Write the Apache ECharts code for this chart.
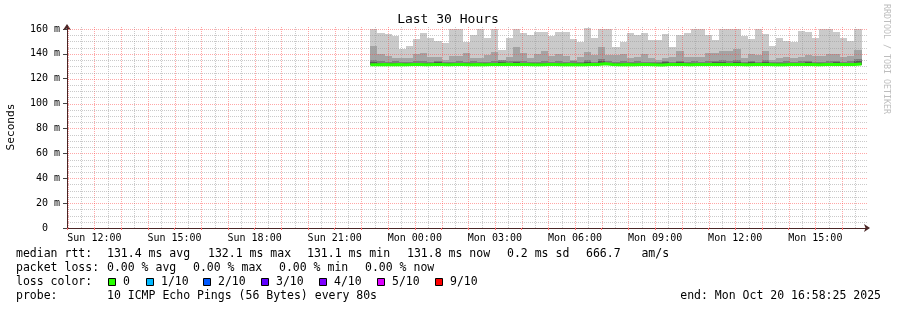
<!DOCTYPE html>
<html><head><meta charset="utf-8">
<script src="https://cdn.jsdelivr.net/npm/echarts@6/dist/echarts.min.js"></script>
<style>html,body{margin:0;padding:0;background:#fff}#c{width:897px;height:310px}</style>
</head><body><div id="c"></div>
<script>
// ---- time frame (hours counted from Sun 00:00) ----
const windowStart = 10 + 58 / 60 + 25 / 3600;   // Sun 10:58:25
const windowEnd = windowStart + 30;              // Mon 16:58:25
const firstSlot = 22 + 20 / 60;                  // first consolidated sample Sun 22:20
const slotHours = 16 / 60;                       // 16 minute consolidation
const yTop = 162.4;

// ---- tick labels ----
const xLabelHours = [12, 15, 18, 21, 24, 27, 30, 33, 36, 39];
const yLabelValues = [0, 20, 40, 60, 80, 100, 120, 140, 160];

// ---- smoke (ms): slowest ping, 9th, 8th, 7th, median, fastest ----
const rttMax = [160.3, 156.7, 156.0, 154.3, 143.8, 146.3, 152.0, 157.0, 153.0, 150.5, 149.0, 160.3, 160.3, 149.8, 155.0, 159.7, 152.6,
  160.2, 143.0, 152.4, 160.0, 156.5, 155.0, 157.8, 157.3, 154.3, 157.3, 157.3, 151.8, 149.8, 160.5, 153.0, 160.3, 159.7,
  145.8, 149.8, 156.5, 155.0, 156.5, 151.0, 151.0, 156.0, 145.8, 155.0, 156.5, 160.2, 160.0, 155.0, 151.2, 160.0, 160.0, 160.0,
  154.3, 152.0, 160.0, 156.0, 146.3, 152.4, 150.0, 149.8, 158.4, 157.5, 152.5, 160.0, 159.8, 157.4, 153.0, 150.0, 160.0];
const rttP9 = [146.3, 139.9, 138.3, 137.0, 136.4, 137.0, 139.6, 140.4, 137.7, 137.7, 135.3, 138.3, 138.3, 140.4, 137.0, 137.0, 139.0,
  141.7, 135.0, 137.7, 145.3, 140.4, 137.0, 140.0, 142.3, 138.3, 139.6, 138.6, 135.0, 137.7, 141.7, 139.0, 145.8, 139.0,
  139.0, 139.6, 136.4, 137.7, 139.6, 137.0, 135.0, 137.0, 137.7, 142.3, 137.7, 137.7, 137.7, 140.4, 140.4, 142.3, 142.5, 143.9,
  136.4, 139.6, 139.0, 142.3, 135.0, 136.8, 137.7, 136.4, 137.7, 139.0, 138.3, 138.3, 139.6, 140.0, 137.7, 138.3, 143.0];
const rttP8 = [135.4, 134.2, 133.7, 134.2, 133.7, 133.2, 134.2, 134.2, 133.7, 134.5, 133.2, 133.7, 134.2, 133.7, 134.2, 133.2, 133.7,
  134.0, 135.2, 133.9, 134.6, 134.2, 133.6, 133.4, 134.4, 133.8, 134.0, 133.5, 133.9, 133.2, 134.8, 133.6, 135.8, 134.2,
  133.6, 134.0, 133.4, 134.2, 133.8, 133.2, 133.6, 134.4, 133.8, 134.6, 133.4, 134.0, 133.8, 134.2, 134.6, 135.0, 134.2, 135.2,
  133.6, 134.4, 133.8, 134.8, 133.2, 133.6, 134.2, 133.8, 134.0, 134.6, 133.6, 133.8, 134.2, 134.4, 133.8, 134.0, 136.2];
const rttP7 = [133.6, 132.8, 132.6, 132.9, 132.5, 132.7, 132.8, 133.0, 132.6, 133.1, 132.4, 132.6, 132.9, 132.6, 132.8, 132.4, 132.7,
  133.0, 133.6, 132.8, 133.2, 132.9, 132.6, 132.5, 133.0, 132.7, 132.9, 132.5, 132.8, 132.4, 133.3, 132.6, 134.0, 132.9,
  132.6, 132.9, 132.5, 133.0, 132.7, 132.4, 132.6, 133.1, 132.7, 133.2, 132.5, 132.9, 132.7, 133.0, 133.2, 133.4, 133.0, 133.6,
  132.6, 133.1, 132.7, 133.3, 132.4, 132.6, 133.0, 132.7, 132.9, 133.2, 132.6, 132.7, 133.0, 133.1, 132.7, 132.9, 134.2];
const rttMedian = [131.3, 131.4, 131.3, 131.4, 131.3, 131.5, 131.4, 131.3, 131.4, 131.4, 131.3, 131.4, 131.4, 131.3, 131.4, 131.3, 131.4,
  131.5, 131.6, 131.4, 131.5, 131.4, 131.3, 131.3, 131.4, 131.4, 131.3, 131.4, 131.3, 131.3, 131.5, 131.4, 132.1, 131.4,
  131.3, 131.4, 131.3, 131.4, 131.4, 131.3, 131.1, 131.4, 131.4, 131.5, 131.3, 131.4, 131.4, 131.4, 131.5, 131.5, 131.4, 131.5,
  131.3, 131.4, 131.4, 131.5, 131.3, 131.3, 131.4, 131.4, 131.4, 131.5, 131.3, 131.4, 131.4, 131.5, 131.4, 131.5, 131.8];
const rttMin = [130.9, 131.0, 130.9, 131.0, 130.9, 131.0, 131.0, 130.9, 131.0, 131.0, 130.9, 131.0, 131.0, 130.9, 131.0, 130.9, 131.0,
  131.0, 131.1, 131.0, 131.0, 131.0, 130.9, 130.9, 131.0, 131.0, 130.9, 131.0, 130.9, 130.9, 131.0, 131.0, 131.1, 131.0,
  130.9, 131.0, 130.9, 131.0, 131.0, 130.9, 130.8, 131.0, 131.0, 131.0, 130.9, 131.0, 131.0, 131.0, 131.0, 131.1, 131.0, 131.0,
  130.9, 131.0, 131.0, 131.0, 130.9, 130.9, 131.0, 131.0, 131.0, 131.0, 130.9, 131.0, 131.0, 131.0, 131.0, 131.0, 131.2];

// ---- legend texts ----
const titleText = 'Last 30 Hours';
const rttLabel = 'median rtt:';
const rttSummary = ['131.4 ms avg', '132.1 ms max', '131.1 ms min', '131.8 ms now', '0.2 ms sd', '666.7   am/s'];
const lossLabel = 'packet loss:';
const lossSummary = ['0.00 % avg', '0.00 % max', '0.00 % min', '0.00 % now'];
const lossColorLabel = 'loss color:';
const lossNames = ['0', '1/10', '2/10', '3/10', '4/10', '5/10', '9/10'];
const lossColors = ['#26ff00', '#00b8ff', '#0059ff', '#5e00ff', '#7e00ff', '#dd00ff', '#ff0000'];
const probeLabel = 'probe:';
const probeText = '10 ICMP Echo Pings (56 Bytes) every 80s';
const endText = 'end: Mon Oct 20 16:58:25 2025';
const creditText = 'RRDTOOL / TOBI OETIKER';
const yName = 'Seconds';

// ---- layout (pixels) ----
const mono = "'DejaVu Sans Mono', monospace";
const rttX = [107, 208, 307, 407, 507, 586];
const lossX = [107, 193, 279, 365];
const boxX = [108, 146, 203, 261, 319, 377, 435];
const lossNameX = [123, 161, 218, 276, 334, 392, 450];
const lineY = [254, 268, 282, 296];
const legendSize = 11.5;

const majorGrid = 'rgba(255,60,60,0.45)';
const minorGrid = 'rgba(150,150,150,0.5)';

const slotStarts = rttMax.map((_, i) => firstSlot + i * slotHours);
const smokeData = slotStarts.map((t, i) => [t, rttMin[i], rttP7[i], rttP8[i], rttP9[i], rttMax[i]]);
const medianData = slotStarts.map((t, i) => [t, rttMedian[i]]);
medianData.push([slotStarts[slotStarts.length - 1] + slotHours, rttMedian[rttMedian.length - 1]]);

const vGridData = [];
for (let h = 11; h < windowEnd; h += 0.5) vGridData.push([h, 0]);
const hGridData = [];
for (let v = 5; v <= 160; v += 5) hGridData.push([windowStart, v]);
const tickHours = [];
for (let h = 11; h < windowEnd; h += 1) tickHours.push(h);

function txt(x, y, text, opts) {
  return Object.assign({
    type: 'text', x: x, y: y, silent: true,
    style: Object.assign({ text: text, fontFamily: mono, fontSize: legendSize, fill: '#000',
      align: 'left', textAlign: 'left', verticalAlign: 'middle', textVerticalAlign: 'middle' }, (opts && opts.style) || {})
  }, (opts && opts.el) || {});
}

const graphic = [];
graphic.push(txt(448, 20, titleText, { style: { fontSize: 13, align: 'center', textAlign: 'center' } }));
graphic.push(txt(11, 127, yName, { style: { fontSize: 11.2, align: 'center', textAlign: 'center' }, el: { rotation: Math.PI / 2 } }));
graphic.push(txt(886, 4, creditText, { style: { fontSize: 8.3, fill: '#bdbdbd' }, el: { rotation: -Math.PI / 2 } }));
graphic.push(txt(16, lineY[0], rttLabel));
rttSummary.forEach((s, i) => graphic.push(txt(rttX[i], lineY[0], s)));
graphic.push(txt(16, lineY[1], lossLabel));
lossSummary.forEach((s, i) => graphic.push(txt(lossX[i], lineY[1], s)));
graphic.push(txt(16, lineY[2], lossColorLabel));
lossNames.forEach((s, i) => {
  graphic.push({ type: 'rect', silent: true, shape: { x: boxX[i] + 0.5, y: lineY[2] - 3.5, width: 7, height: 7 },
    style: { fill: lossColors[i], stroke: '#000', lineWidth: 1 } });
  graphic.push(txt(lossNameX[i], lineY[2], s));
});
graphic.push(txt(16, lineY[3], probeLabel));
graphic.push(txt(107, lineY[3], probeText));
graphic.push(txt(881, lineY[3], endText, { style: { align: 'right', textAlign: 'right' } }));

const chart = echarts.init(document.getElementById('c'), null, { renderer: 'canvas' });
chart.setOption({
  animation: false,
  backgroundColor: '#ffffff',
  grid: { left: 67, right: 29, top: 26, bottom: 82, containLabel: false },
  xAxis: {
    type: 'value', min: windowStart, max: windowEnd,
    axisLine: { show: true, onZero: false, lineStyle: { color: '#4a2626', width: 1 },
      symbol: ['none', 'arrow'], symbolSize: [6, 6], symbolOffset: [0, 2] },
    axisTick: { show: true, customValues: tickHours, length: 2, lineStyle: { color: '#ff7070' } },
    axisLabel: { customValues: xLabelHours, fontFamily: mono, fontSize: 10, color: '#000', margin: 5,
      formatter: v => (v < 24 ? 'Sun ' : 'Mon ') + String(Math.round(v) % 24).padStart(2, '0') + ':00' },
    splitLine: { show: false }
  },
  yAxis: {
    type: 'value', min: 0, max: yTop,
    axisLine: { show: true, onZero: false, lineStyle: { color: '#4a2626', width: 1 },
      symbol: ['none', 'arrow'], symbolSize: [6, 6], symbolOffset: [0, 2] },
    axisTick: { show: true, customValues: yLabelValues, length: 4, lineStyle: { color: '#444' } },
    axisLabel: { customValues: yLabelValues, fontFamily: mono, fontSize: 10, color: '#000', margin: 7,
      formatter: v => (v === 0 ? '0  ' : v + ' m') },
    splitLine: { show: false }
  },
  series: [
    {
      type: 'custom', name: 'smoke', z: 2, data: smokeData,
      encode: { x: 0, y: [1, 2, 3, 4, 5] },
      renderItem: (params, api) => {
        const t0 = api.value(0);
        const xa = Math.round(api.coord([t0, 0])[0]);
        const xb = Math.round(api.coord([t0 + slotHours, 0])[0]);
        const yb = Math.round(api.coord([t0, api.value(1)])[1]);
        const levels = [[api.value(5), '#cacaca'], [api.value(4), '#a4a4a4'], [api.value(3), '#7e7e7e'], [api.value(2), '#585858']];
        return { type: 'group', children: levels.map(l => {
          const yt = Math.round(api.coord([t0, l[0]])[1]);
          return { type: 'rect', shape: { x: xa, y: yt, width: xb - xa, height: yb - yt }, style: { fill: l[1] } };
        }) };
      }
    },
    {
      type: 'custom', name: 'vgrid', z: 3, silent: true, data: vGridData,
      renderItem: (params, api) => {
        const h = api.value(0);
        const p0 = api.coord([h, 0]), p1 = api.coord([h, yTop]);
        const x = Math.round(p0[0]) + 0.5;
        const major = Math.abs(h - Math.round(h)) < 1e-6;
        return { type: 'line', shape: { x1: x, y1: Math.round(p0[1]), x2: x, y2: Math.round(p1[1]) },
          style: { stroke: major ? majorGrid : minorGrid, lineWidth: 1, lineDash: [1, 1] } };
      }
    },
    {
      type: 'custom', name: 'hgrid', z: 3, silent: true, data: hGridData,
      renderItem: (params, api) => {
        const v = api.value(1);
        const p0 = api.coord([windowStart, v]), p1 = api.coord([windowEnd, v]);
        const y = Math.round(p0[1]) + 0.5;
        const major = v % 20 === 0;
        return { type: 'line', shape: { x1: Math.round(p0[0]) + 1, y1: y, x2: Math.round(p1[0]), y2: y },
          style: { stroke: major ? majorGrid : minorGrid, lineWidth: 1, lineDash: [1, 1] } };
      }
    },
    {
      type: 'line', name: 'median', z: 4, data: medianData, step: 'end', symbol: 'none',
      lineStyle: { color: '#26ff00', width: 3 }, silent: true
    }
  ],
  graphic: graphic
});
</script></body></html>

_ _ _ _ _ _ _

• _Do this_
Repeat only the lines from the beginning of the material through the line containing "120, 140, 160];", both ends kept, leaving pictures out.

• _Full answer_
Write the Apache ECharts code for this chart.
<!DOCTYPE html>
<html><head><meta charset="utf-8">
<script src="https://cdn.jsdelivr.net/npm/echarts@6/dist/echarts.min.js"></script>
<style>html,body{margin:0;padding:0;background:#fff}#c{width:897px;height:310px}</style>
</head><body><div id="c"></div>
<script>
// ---- time frame (hours counted from Sun 00:00) ----
const windowStart = 10 + 58 / 60 + 25 / 3600;   // Sun 10:58:25
const windowEnd = windowStart + 30;              // Mon 16:58:25
const firstSlot = 22 + 20 / 60;                  // first consolidated sample Sun 22:20
const slotHours = 16 / 60;                       // 16 minute consolidation
const yTop = 162.4;

// ---- tick labels ----
const xLabelHours = [12, 15, 18, 21, 24, 27, 30, 33, 36, 39];
const yLabelValues = [0, 20, 40, 60, 80, 100, 120, 140, 160];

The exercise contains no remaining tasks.